■ **TASK DIRECTIONS**: From the data that follows, report how many lines hold the string "matplotlib", giving only the number.

■ **RECORDED INFORMATION**:
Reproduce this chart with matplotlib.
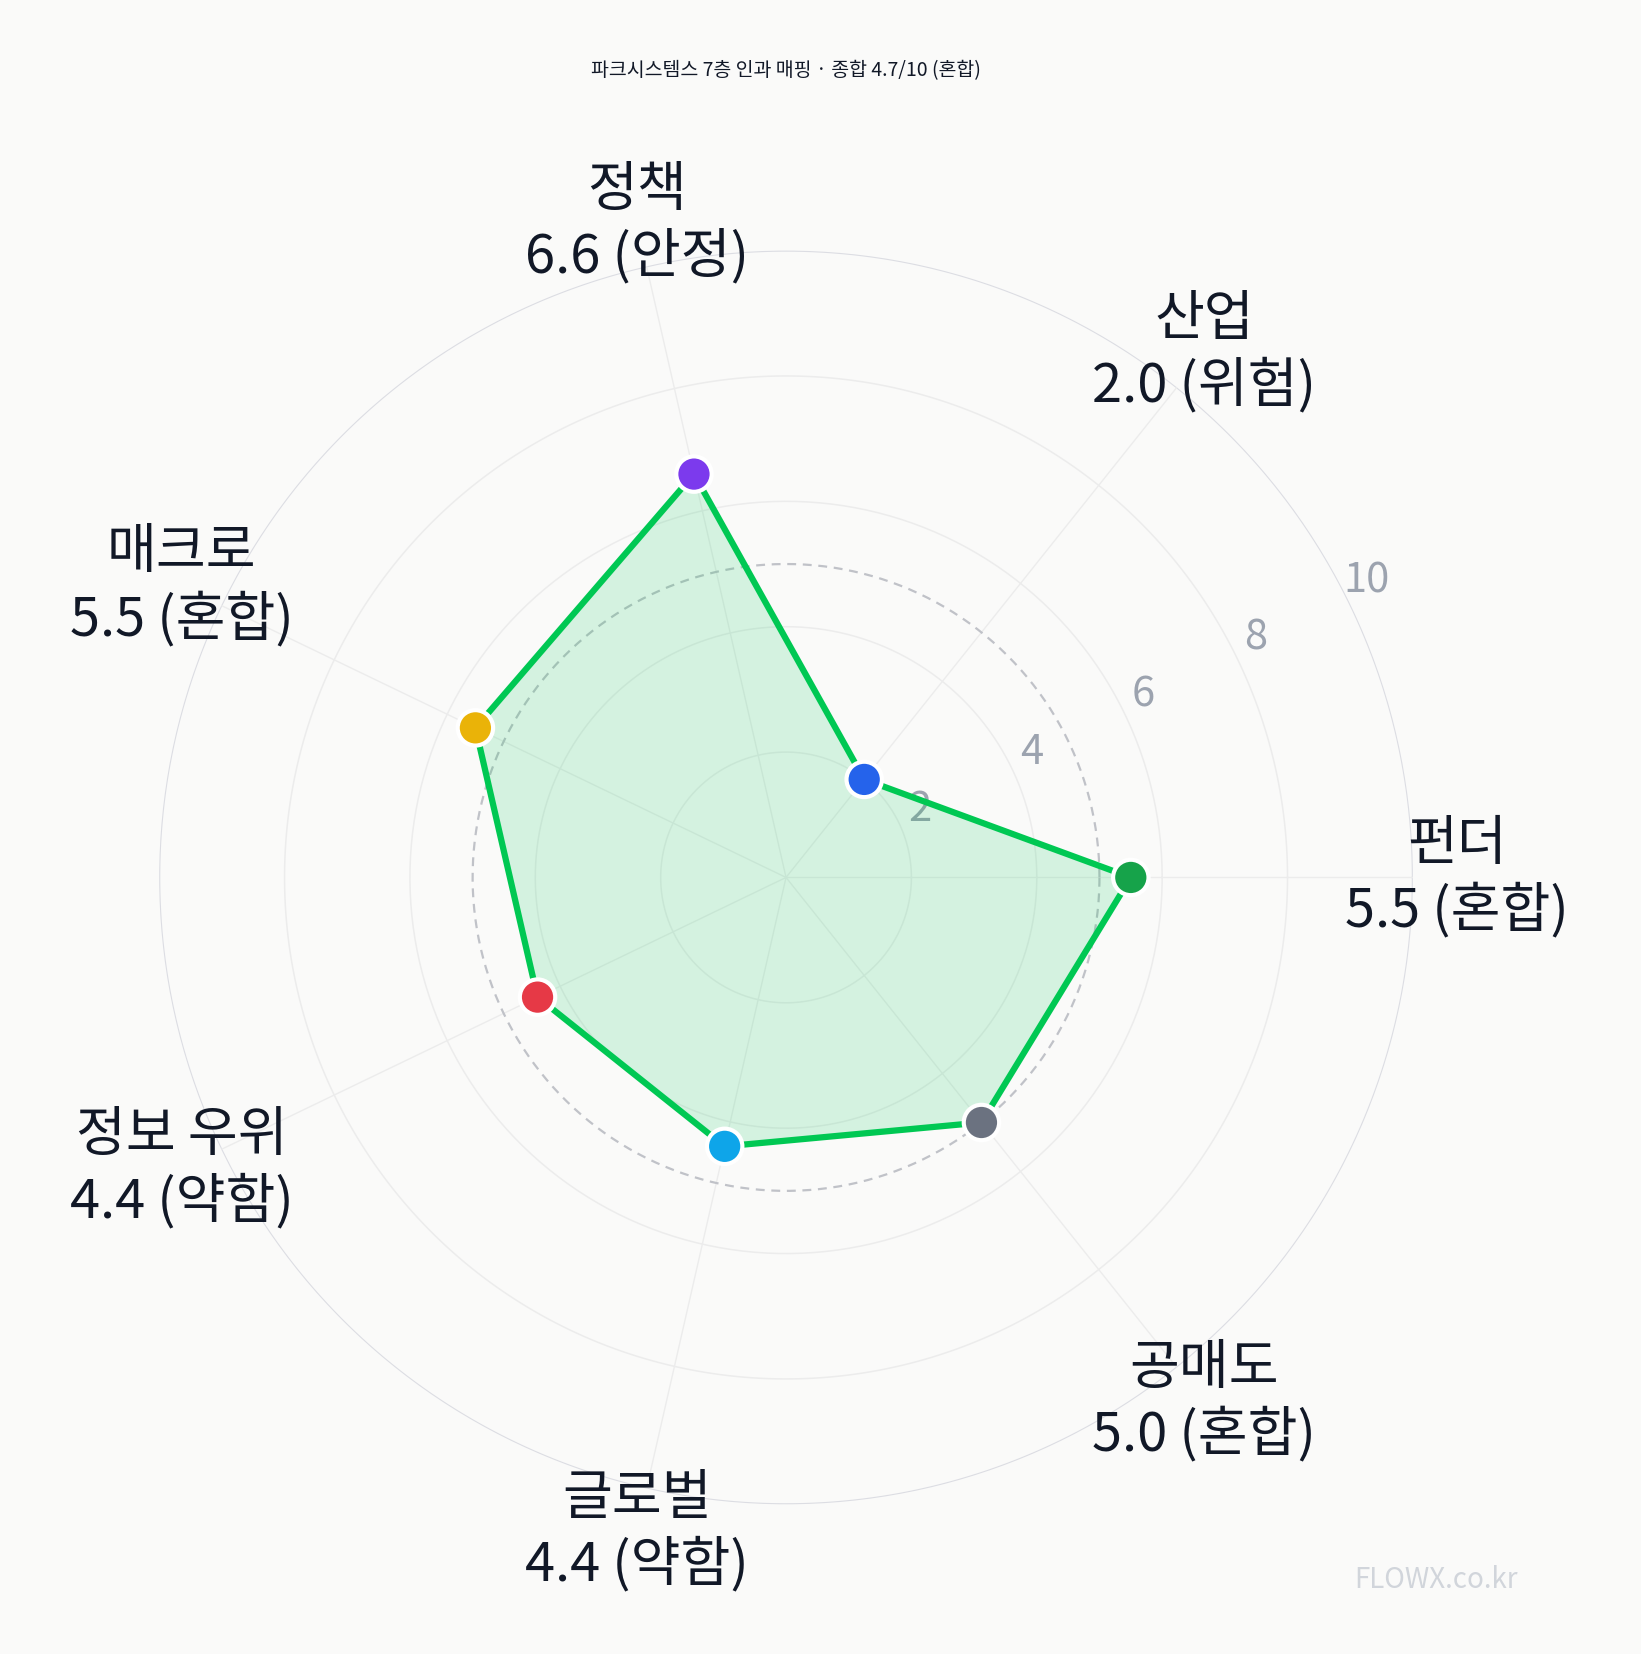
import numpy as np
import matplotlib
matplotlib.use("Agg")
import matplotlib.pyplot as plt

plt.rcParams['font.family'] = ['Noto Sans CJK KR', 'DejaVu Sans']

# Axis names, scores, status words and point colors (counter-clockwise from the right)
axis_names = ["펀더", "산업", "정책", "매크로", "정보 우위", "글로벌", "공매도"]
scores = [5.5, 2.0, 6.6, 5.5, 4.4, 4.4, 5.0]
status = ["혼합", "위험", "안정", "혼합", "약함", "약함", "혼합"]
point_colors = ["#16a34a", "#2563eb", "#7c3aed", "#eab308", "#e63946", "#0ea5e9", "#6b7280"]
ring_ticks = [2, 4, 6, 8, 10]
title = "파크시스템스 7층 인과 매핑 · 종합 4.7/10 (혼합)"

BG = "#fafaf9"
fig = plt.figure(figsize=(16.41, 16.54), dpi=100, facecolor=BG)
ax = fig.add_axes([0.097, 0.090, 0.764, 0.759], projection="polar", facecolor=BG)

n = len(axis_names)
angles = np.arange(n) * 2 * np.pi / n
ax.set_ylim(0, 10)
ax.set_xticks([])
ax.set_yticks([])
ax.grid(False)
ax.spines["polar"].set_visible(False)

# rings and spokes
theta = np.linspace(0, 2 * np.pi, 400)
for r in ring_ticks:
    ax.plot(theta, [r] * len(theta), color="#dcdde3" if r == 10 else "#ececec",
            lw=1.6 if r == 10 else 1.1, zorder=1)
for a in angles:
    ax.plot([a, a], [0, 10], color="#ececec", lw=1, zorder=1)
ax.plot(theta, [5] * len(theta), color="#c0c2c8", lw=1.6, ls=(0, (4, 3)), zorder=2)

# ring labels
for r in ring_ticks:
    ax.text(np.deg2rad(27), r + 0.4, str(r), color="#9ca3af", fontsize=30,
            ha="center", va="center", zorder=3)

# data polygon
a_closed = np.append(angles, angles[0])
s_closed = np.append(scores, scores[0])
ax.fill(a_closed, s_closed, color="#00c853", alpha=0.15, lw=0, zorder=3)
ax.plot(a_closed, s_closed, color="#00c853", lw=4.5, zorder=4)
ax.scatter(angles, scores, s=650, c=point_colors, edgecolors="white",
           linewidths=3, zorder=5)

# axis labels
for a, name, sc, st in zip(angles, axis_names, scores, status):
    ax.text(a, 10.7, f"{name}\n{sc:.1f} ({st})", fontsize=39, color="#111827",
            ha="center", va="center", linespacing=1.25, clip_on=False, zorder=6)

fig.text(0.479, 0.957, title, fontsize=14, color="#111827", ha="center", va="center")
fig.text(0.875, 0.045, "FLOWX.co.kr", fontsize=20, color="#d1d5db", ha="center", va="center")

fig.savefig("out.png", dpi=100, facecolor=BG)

■ **EXERCISE RESULT**: 4